##### GIVEN DATA #####

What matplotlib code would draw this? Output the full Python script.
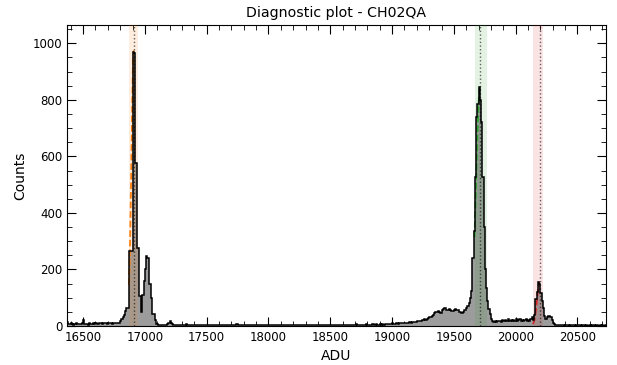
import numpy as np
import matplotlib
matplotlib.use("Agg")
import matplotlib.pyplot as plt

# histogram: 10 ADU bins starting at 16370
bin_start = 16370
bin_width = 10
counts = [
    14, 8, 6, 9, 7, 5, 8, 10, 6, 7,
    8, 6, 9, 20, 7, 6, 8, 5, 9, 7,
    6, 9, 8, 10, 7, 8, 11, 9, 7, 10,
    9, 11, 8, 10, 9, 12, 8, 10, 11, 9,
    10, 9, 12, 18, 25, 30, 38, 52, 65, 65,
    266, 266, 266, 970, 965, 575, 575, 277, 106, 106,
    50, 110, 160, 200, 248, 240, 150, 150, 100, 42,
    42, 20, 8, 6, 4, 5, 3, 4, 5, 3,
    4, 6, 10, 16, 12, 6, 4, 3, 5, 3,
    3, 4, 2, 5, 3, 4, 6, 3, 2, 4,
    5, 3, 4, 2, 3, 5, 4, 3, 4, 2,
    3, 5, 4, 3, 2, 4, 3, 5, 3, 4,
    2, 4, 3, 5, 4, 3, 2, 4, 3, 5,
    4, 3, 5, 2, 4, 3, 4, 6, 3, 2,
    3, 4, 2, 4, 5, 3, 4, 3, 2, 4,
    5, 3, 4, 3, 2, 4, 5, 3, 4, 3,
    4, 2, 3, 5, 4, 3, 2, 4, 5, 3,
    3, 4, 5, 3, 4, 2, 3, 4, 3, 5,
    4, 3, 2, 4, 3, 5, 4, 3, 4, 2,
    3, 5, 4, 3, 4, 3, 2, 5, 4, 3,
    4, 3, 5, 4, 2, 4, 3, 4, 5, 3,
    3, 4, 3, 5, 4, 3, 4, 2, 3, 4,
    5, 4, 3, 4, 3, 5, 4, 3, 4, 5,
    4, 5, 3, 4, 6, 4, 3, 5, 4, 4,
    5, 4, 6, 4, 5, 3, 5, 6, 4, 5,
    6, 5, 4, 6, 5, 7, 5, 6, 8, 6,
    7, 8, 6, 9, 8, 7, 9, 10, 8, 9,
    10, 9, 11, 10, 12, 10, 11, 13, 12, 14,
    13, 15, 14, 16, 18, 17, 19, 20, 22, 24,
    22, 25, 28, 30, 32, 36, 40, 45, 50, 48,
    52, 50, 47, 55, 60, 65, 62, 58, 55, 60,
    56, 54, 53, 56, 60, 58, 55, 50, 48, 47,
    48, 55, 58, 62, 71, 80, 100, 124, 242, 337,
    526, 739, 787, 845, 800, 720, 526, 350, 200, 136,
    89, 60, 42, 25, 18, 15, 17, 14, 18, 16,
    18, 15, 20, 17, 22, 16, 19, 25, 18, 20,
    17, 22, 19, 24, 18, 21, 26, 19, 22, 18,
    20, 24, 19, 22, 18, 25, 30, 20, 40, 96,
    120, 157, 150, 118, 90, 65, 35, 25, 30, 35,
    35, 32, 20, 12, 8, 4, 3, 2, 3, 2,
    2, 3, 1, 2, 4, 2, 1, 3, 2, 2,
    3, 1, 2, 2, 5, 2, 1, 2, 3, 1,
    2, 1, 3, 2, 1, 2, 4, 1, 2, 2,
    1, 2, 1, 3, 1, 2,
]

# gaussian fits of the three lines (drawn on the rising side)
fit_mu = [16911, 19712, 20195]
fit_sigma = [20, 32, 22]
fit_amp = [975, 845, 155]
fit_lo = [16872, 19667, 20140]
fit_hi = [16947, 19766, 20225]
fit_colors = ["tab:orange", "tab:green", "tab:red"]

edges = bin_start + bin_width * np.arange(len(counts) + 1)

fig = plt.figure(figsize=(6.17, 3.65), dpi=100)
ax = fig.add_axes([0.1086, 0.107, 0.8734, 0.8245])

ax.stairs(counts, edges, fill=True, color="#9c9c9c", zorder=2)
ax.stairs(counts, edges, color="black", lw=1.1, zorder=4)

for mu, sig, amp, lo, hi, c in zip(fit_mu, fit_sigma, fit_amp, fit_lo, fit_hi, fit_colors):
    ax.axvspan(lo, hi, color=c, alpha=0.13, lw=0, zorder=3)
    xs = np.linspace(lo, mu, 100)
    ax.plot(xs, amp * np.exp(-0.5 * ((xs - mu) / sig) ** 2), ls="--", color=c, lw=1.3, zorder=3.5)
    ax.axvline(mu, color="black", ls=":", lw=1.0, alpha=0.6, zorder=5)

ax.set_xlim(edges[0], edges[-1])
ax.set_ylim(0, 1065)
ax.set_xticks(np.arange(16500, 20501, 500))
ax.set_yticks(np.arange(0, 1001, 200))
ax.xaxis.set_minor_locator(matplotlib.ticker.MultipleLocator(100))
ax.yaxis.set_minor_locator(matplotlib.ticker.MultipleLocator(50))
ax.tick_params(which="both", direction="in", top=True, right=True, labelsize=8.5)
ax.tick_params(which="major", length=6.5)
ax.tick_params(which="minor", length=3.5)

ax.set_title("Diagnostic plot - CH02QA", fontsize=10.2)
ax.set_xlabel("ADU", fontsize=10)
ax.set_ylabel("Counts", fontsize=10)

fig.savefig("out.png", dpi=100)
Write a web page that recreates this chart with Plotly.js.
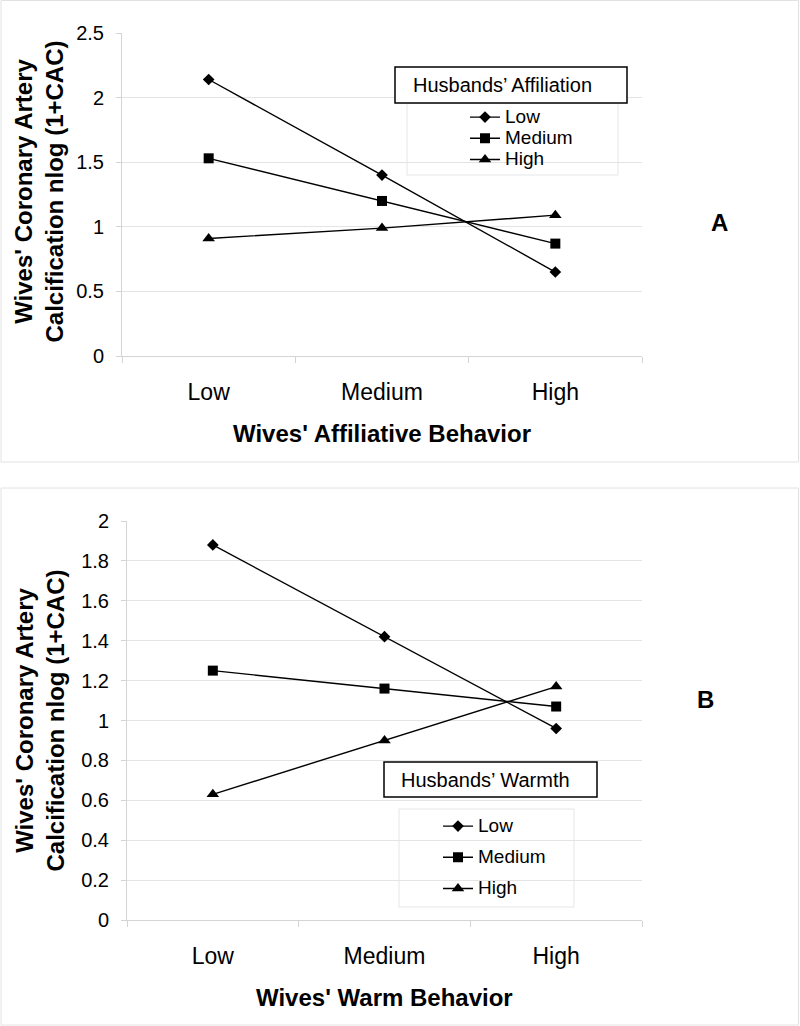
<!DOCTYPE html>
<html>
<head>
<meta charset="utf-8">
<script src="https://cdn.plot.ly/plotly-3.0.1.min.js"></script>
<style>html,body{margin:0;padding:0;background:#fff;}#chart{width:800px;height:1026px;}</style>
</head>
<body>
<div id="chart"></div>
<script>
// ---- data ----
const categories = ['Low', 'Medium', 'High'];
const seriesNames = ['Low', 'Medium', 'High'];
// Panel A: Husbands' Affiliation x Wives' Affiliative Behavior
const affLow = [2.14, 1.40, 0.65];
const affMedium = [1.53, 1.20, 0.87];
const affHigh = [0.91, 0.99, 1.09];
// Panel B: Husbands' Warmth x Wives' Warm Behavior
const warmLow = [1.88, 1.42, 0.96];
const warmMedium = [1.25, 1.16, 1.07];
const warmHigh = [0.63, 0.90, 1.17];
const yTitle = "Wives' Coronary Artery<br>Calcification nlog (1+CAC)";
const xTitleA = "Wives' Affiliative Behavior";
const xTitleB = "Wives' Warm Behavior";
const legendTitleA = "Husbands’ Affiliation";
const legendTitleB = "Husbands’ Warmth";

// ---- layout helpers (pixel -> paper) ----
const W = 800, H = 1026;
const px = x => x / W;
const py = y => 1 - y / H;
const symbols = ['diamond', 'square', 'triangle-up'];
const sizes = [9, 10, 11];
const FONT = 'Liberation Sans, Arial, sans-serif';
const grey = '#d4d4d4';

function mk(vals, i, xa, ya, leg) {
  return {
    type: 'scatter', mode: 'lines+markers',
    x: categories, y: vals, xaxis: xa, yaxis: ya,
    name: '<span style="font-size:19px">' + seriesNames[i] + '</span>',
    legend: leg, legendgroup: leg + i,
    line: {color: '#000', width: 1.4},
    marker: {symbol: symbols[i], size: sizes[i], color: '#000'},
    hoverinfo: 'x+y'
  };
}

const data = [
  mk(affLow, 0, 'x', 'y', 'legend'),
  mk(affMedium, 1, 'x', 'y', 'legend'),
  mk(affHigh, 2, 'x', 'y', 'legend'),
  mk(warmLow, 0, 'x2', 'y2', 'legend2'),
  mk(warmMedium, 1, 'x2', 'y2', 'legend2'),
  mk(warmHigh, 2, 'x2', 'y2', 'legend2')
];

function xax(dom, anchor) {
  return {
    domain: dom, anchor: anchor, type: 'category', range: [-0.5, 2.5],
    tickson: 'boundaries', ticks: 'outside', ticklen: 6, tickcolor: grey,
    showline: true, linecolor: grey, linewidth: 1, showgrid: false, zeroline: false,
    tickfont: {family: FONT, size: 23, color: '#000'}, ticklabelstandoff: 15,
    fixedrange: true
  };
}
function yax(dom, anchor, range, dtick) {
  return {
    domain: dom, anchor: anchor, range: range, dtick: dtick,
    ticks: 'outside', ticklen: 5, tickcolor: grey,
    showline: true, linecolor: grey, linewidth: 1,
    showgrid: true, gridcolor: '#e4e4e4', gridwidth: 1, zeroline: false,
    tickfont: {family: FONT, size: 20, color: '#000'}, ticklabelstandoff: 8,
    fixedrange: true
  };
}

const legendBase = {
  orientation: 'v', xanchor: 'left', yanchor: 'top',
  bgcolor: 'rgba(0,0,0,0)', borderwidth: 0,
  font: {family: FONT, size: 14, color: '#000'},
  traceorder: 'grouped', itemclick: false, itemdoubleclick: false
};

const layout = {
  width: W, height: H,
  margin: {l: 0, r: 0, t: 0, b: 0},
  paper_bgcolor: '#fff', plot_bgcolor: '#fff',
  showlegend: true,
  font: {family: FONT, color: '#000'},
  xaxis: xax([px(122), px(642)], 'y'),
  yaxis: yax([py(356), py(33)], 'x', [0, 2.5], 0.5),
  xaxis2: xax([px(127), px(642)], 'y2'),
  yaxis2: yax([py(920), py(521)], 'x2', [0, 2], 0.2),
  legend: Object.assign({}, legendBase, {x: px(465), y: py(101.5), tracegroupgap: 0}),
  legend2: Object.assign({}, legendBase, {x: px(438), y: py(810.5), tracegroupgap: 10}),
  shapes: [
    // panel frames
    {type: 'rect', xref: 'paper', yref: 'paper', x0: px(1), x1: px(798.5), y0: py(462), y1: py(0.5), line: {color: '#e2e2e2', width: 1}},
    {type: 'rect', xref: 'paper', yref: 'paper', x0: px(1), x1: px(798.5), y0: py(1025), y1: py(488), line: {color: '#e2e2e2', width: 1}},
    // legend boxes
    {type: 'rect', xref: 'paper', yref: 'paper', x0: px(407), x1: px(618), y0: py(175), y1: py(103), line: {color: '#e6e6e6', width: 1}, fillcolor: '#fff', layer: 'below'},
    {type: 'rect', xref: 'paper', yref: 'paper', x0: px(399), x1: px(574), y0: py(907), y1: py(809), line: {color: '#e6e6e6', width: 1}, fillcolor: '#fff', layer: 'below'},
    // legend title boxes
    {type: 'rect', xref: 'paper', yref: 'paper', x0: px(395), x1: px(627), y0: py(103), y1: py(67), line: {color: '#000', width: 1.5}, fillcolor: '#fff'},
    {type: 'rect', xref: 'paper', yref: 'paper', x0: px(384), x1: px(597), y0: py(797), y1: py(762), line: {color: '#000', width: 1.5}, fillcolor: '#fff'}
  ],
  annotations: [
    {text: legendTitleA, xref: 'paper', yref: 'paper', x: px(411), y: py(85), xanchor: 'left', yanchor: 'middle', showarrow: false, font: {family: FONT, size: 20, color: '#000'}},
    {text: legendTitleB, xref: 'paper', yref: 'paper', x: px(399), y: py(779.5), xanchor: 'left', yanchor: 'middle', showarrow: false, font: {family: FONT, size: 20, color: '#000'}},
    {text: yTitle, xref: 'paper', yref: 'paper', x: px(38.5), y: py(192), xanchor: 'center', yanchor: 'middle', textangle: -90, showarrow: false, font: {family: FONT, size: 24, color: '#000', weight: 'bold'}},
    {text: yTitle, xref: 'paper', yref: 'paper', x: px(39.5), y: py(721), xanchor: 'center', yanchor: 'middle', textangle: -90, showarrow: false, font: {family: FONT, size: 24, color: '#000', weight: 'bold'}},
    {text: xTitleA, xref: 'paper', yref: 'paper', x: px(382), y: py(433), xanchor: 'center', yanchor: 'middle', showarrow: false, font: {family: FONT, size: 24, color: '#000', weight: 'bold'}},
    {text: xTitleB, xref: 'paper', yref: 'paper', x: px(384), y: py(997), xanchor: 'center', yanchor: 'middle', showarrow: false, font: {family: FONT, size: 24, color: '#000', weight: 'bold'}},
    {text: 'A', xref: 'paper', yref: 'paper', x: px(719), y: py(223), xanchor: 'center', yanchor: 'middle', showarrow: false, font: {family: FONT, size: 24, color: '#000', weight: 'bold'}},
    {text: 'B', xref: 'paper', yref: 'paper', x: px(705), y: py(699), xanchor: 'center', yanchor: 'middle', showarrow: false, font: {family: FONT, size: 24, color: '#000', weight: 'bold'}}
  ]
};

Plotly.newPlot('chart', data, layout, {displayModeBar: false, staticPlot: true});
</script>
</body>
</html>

#####

= DESCRIPTION OF THE TASK =
Copy only the part of the records that runs from the first line to the line with "import matplotlib.pyplot as plt", ends included, leaving pictures out.

= RESULT OF THE EXERCISE =
What matplotlib code would draw this? Output the full Python script.
import numpy as np
import matplotlib
matplotlib.use("Agg")
import matplotlib.pyplot as plt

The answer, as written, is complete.